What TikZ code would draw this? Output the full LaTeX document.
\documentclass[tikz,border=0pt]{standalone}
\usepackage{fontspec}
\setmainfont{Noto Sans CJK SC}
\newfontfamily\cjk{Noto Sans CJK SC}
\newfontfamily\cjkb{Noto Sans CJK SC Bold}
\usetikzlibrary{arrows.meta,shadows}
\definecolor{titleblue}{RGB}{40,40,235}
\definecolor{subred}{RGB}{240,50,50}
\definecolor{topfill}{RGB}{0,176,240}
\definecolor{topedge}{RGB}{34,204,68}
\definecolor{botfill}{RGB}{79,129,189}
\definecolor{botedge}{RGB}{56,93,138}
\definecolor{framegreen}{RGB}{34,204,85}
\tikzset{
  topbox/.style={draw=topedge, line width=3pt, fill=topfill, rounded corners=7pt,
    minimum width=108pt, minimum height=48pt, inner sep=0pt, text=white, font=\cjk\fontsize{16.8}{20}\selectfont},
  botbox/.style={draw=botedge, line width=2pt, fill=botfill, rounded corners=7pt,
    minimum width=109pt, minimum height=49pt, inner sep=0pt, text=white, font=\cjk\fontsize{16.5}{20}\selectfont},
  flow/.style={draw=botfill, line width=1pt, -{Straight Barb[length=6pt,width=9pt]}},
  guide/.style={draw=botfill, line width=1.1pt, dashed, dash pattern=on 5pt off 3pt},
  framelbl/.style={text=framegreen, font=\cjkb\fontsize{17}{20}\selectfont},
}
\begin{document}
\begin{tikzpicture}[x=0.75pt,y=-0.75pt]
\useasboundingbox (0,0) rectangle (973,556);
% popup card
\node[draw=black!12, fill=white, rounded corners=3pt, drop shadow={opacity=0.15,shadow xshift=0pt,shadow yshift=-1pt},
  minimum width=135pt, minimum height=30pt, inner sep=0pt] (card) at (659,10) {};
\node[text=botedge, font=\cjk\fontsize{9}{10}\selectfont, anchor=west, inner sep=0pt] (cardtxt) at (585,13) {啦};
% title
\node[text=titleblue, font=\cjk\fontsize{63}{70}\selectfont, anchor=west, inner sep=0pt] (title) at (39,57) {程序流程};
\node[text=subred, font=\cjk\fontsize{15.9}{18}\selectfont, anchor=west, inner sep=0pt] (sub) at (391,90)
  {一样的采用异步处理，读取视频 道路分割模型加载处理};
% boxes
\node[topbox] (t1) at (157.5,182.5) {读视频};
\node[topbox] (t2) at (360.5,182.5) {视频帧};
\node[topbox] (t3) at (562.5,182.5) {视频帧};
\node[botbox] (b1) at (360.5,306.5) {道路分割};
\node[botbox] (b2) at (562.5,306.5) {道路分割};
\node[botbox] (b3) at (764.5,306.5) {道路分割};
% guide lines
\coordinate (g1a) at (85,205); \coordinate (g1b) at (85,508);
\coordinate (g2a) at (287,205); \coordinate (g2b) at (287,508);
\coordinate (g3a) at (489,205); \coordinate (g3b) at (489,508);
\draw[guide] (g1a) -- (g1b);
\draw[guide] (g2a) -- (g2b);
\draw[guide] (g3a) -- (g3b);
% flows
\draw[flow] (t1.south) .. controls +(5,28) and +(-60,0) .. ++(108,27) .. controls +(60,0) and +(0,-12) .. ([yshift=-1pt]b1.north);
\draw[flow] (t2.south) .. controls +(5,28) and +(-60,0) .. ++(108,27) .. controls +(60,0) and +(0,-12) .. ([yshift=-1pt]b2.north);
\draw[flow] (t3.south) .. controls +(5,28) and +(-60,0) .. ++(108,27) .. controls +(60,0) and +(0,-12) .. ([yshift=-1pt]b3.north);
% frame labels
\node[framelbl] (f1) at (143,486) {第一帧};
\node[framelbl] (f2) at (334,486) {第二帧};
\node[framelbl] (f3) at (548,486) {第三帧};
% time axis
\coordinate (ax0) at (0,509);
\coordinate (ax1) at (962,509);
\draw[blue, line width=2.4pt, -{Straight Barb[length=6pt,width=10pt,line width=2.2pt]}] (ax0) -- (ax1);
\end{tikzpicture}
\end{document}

++++

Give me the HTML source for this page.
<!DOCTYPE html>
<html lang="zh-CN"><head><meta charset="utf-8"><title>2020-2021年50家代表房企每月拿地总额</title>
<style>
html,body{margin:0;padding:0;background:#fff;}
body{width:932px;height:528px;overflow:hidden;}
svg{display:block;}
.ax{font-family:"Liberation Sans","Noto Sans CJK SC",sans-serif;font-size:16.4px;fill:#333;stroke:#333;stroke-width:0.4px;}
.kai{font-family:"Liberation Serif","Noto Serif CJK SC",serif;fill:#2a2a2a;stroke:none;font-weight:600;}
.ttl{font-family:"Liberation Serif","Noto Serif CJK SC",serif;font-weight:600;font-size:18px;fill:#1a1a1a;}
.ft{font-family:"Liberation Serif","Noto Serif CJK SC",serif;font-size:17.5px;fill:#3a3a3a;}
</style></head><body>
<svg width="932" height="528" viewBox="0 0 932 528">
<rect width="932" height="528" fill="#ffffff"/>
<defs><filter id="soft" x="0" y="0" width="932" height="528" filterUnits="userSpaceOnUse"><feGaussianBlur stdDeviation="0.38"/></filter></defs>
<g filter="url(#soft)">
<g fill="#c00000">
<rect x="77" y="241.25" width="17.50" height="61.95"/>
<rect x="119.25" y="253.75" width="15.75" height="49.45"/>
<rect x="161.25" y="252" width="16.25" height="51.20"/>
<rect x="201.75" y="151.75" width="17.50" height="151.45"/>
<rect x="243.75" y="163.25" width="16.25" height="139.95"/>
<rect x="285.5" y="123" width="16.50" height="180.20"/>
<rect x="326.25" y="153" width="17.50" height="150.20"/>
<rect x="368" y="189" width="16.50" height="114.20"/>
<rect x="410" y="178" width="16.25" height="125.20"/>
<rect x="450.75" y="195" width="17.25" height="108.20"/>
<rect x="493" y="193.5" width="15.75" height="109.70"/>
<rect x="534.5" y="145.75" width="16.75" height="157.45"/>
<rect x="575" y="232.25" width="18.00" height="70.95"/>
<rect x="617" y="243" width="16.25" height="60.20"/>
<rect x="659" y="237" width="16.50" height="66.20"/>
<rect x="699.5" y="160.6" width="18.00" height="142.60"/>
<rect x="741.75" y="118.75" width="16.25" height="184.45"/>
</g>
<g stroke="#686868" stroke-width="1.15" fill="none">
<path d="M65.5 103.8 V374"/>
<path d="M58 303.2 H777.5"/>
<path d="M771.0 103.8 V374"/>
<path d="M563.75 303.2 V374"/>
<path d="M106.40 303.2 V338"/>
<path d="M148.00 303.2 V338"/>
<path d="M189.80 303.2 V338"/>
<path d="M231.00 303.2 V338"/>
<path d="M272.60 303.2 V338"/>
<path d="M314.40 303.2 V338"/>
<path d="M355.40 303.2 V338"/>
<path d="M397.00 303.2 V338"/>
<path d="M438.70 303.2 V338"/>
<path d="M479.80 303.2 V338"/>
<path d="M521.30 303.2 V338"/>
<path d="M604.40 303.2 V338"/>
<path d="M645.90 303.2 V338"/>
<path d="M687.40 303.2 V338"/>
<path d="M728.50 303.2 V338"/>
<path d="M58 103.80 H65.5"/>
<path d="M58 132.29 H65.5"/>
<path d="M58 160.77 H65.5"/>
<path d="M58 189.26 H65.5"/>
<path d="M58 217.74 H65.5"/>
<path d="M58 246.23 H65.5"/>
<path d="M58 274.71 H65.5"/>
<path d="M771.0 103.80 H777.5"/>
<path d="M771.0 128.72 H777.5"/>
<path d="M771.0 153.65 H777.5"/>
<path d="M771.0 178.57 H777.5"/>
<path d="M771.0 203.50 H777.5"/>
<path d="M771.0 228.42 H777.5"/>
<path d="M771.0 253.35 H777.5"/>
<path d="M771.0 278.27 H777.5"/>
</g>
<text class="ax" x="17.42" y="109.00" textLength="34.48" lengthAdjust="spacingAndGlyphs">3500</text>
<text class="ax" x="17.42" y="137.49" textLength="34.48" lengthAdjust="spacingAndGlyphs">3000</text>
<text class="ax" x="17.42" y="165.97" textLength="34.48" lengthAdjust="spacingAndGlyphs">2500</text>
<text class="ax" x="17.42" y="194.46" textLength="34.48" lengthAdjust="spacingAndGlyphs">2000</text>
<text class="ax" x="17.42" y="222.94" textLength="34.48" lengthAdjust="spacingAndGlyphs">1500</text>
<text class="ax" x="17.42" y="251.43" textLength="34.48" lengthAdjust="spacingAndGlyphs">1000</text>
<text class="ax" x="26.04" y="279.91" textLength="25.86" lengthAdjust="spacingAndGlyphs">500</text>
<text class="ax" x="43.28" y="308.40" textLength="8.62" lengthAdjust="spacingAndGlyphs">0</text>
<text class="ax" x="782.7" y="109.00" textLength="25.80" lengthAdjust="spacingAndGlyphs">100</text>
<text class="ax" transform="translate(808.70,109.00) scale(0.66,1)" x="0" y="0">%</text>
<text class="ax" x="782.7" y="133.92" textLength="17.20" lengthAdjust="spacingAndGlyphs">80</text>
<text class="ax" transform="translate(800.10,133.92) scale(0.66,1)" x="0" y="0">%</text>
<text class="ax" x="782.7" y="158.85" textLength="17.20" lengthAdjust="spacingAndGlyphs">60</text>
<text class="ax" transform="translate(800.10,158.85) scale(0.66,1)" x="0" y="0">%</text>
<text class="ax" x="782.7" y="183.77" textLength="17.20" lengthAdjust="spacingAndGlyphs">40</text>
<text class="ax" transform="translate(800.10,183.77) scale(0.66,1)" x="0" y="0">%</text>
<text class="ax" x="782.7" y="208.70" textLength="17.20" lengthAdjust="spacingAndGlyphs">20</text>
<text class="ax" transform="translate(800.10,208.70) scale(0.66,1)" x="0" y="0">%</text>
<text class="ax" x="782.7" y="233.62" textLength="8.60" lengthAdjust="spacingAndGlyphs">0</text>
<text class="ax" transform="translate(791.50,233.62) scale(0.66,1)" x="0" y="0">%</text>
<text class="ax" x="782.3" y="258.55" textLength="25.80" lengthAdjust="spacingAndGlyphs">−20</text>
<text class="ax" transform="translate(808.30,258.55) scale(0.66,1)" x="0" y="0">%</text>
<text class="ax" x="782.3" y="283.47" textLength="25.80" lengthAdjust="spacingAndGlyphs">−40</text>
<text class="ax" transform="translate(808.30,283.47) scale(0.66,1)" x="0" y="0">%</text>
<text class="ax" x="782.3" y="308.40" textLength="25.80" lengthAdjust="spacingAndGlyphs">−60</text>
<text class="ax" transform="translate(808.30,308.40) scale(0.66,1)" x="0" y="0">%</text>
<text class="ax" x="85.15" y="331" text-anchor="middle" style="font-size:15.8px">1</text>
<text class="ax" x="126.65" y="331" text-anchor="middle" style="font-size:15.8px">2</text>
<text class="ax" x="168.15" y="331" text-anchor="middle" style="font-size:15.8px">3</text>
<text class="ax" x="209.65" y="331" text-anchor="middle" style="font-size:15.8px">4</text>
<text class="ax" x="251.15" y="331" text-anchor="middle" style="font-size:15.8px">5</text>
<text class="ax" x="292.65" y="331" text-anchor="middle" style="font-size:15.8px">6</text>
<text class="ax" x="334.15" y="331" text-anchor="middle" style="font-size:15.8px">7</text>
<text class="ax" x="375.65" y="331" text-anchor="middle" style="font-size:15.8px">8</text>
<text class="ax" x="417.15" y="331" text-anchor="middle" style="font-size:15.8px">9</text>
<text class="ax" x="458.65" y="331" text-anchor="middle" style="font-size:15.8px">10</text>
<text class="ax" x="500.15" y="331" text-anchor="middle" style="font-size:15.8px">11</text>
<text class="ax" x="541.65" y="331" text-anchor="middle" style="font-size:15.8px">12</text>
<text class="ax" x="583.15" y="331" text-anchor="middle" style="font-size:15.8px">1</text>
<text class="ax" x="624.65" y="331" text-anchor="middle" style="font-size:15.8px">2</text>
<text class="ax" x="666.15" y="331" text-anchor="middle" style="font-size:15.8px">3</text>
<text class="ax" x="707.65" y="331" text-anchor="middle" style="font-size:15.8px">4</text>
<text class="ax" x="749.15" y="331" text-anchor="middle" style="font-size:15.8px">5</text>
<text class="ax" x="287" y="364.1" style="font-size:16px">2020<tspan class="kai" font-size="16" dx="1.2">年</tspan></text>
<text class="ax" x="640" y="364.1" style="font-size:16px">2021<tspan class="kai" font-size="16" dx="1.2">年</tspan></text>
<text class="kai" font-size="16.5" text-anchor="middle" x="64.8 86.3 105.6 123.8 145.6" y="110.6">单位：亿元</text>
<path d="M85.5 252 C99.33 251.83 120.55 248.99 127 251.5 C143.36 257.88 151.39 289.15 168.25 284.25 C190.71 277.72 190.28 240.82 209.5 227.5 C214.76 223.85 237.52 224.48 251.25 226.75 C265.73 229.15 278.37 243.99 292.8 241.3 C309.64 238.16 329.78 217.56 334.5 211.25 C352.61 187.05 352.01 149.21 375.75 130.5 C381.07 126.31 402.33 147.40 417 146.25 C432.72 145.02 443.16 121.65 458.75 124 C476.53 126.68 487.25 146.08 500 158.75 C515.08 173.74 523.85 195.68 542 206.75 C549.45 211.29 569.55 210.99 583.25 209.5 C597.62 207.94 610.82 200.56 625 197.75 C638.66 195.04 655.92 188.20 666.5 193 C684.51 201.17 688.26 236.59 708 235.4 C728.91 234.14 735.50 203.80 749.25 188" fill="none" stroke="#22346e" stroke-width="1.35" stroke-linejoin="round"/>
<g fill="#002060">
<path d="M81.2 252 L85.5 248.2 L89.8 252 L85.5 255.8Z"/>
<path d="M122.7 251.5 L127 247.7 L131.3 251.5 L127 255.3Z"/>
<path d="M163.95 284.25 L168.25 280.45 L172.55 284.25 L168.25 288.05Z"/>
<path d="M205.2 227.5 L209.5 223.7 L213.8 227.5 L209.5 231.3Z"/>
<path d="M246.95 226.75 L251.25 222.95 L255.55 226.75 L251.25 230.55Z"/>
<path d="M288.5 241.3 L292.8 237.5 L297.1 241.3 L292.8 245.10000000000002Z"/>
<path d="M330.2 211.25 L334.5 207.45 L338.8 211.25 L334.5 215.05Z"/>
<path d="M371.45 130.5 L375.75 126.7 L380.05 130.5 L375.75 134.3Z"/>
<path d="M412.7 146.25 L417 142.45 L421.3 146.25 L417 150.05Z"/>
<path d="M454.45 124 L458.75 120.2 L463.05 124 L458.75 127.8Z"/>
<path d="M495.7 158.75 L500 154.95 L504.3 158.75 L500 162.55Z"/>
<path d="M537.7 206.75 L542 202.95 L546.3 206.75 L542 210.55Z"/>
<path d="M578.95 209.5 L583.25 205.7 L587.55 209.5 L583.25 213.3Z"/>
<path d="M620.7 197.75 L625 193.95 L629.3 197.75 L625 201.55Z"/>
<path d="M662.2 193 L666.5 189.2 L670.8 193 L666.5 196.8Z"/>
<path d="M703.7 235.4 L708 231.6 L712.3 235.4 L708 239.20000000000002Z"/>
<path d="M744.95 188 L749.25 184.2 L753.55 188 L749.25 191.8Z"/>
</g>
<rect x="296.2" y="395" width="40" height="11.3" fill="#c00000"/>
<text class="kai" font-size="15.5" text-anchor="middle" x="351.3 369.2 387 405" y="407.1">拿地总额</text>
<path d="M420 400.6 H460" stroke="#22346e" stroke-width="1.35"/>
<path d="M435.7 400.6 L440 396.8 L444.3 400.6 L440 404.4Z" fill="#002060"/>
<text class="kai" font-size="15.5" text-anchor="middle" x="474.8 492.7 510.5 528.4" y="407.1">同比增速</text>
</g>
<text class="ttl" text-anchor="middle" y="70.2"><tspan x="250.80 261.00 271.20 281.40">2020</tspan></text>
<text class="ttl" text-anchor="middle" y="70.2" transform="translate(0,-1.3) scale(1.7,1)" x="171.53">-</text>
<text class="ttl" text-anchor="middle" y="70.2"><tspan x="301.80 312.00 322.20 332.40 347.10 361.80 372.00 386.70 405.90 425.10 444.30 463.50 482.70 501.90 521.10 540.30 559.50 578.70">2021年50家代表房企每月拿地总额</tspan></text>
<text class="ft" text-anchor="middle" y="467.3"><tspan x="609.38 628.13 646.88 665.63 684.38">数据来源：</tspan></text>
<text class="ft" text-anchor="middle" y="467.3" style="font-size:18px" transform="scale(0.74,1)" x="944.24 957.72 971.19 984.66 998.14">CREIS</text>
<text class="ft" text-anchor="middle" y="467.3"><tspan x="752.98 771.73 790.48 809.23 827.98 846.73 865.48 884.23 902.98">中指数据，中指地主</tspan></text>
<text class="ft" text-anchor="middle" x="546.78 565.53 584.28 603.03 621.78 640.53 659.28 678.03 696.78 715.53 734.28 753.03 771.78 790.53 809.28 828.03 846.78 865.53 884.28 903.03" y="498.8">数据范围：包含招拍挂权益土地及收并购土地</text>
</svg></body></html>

++++

### GOAL:
Pick out all the lines with the word "this" in them and copy them.

### PROBLEM SOLUTION:
What TikZ code would draw this? Output the full LaTeX document.
Give me the HTML source for this page.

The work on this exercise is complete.